– Как бы помогло, Зейнеп-ханым? Он бы точно все переврал, постарался бы выставить себя агнцем невинным.
Моя помощница бросила на Мюнира ледяной взгляд:
– Не думаю. Акифу тяжело было жить с таким психическим расстройством. Пустые рамы, пустые тетради – это выражение его внутренней боли. Если бы он смог что-то написать, выразить в словах свое состояние, вспомнить все и выстроить цепочку, он бы перестал приставать к детям. Потому что он бы оказался лицом к лицу с тем злом, которое, возможно, совершали по отношению к нему, и с тем злом, которое он сам совершал. Описывая все шаг за шагом, он бы достиг внутреннего примирения, а затем попросил бы прощения у несчастных детей.
Мюнир был не согласен с такой позицией.
– Нет, так просто они от своего не отказываются. Ведь им никакое лечение не помогает – лечи не лечи, они все равно вновь и вновь ломают детские судьбы… Не знаю, но мне кажется, единственное, что можно с ними делать, – так это кастрировать. Но кто из них согласится на такое…
– Кто-то, может, и согласится, – в словах Зейнеп звучал упрек. – Пусть извращенец, пусть педофил, но это в первую очередь человек. У него, как у вас, как у нас у всех, есть душа. Возможно, и педофилы испытывают муки совести. Нам надо понимать причины такого поведения. Не понимая причин, как можно бороться со следствиями?
Мюнир закипал все сильнее, но девушка не давала ему вставить и слова.
– Мы всегда должны смотреть в корень проблемы. Точно так же, как нельзя положить конец убийствам, просто переловив всех убийц, нельзя уничтожить педофилию, просто перебив всех педофилов. Акиф Сойкыран никогда не был счастливым человеком. Очевидно, что он хотел бы другой жизни, в которой нет места грязи и насилию. – Она показала на стену. – Такой же чистой и светлой, как эти картонки, как страницы этих синих тетрадей.
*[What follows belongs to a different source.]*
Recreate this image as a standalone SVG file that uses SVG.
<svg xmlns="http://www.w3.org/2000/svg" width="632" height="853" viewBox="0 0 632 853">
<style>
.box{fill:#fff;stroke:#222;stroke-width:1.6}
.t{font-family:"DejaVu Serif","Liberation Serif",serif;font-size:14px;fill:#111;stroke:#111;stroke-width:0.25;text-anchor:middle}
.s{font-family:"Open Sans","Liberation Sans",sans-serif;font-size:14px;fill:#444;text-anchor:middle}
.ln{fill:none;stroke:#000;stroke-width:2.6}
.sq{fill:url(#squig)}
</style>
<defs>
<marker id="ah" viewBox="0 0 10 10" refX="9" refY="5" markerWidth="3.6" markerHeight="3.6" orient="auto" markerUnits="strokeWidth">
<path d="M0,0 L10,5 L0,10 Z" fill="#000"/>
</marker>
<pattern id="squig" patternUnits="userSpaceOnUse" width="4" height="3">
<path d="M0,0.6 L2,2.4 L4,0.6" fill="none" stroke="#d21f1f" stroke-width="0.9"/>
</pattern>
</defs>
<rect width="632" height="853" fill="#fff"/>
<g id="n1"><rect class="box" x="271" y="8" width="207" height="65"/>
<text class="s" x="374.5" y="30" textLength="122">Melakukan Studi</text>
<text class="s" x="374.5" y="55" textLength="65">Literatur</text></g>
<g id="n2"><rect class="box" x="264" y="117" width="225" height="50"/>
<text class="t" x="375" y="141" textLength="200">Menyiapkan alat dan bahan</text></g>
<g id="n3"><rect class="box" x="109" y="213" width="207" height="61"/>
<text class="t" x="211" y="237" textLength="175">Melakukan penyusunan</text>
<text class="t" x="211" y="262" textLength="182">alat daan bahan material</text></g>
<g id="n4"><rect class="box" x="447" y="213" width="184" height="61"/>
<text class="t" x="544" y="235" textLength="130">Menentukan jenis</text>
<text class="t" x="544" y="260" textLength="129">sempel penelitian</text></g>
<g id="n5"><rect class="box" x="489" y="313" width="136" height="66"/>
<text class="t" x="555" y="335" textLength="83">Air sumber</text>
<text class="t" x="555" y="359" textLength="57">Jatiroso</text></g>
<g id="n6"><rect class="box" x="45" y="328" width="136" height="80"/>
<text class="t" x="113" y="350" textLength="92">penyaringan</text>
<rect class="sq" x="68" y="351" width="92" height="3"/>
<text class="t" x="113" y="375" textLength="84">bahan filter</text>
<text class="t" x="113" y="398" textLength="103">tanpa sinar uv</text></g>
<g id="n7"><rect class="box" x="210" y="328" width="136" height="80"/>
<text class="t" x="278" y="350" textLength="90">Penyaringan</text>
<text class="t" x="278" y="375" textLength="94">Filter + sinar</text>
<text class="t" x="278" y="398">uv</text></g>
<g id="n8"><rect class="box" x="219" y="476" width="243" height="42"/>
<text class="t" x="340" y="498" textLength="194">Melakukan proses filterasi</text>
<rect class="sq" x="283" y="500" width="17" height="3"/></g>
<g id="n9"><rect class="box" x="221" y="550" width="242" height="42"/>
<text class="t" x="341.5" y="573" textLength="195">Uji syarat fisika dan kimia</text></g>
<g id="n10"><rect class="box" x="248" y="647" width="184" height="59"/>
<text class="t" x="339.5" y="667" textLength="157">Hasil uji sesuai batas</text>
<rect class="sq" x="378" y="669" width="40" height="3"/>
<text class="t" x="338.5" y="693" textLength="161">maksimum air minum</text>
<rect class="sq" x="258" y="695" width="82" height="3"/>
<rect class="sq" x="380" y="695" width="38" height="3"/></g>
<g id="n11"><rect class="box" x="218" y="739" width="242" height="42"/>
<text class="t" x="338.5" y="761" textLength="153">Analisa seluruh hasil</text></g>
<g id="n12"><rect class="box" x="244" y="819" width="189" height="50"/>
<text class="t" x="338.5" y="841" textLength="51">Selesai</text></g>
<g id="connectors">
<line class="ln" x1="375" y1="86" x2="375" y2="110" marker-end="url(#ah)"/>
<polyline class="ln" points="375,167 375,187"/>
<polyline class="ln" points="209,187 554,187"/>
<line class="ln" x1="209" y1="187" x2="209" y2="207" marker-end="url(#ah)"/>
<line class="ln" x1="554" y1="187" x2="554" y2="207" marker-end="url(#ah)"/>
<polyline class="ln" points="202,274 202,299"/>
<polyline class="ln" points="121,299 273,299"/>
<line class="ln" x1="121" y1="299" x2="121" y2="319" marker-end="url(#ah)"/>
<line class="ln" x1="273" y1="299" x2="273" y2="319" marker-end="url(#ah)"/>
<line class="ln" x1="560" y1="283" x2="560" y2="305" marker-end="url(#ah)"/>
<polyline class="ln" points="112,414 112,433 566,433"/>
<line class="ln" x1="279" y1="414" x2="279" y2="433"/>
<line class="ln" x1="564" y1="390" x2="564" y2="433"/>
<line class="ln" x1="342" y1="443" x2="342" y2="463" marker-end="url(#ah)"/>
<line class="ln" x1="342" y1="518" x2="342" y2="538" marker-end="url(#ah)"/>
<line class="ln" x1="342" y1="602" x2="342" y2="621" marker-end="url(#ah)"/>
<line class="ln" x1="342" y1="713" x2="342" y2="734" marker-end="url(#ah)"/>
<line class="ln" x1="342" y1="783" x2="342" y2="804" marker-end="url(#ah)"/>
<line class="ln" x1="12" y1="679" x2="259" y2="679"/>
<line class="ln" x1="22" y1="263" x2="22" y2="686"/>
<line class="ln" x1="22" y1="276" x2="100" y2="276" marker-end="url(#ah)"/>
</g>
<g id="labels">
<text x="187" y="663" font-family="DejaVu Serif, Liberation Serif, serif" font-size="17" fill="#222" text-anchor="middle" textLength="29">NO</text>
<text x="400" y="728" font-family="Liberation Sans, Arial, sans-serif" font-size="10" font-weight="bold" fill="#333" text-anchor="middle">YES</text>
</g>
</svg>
Жизни, открытой творчеству… Он не выбирал, как ему жить, но помешать самому себе стать таким, каким он стал, у него тоже не получилось.
– Нет, все совсем не так, – не выдержал Мюнир. – Не хочу вам сейчас в подробностях все расписывать, Зейнеп-ханым, но поверьте, нет у них ни души, ни совести. Это подонки, одержимые собственными страстями.
Мне стоило вмешаться, иначе спор грозил затянуться:
– Кто знает, может, для Акифа эти страницы не были такими же пустыми, как для нас. Может, для него в этих тетрадях содержались романы, повести или поэмы. Конечно, это были его собственные произведения. Просто он не хотел ими ни с кем делиться, а потому и не стал ничего записывать. – Я еще раз оглядел комнату. – Все это напоминает декорацию к фильму. Возможно, такой интерьер помогал ему спастись от воспоминаний о том, что он сделал детям, или о том, какая боль была причинена ему самому.